--- begin Data ---

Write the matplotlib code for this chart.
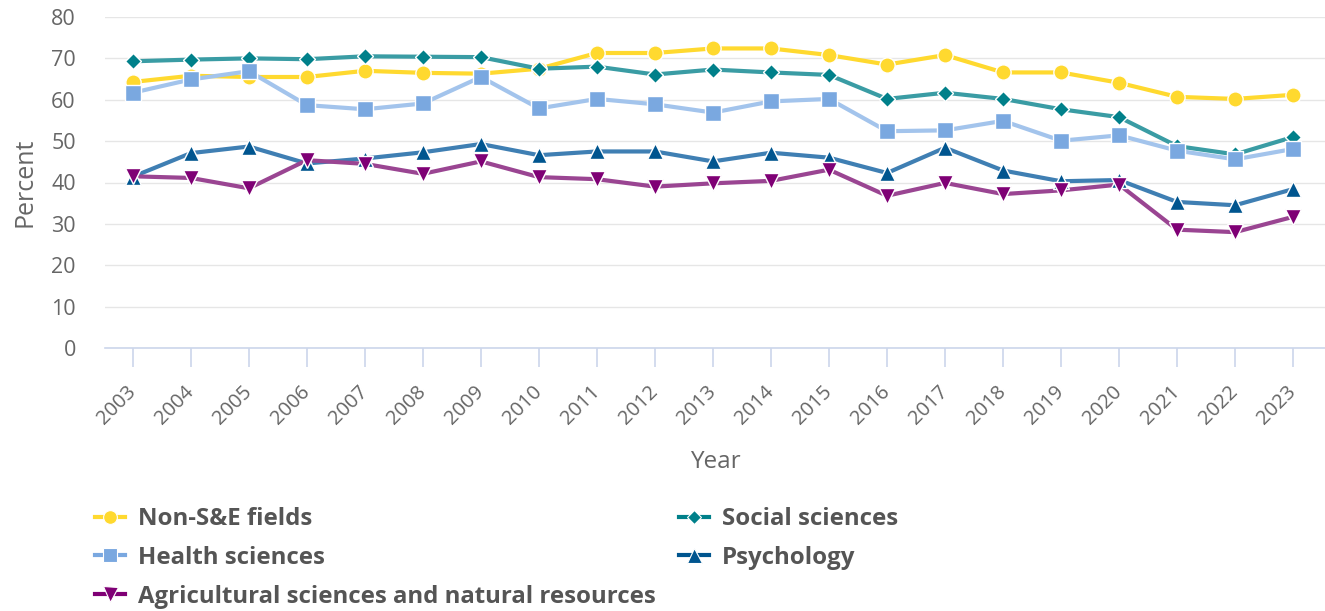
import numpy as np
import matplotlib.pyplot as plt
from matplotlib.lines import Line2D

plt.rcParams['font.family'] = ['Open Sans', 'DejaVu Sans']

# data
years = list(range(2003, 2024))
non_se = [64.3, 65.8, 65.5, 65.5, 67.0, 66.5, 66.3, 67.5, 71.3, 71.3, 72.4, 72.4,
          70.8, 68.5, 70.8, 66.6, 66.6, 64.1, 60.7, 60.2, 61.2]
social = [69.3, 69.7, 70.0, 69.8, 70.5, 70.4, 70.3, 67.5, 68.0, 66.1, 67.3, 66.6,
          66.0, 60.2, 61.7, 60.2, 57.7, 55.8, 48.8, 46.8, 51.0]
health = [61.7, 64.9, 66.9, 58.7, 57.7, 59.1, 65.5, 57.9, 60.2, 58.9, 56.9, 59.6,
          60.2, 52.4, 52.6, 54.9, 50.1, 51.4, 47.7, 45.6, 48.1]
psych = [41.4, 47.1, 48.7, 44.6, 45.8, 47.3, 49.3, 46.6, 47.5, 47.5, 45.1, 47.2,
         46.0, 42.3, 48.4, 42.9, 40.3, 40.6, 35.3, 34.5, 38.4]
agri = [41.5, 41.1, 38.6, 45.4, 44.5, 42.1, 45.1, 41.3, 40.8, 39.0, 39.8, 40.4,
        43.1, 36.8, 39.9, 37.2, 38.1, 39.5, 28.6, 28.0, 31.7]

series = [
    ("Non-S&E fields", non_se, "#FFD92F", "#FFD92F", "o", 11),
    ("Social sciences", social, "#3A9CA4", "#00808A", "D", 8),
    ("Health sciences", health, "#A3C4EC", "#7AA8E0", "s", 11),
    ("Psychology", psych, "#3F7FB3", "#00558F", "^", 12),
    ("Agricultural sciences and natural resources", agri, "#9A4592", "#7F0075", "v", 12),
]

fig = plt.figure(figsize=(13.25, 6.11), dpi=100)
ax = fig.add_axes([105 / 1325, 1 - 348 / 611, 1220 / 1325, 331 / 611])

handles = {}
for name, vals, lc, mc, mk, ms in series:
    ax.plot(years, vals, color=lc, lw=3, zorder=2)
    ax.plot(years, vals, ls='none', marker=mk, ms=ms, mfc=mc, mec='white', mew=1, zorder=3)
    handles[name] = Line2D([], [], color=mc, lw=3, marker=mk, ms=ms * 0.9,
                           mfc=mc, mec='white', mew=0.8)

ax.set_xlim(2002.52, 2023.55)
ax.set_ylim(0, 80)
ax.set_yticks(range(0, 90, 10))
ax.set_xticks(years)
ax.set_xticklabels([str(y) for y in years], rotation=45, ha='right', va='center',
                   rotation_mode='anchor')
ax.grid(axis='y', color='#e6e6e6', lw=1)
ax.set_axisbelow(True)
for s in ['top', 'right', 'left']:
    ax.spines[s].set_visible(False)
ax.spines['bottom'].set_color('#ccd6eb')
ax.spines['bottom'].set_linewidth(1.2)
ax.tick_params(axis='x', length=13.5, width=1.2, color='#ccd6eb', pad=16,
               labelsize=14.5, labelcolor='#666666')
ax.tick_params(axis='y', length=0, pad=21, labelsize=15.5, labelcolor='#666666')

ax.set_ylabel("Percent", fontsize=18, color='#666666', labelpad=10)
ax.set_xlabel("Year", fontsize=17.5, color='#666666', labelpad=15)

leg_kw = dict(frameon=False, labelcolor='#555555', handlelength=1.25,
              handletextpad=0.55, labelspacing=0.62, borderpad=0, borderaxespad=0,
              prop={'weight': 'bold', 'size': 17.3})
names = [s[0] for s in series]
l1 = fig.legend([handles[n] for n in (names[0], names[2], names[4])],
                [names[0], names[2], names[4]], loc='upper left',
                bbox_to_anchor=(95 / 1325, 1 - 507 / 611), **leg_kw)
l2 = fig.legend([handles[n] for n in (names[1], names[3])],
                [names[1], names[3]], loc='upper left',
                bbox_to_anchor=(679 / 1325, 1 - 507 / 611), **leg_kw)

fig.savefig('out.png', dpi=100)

--- end Data ---

* [What you will do] Leave out the pictures, then repeat the listing above exactly from its first line to the line with "plt.rcParams['font.family'] = ['Open", inclusive.

* [Full answer]
Write the matplotlib code for this chart.
import numpy as np
import matplotlib.pyplot as plt
from matplotlib.lines import Line2D

plt.rcParams['font.family'] = ['Open Sans', 'DejaVu Sans']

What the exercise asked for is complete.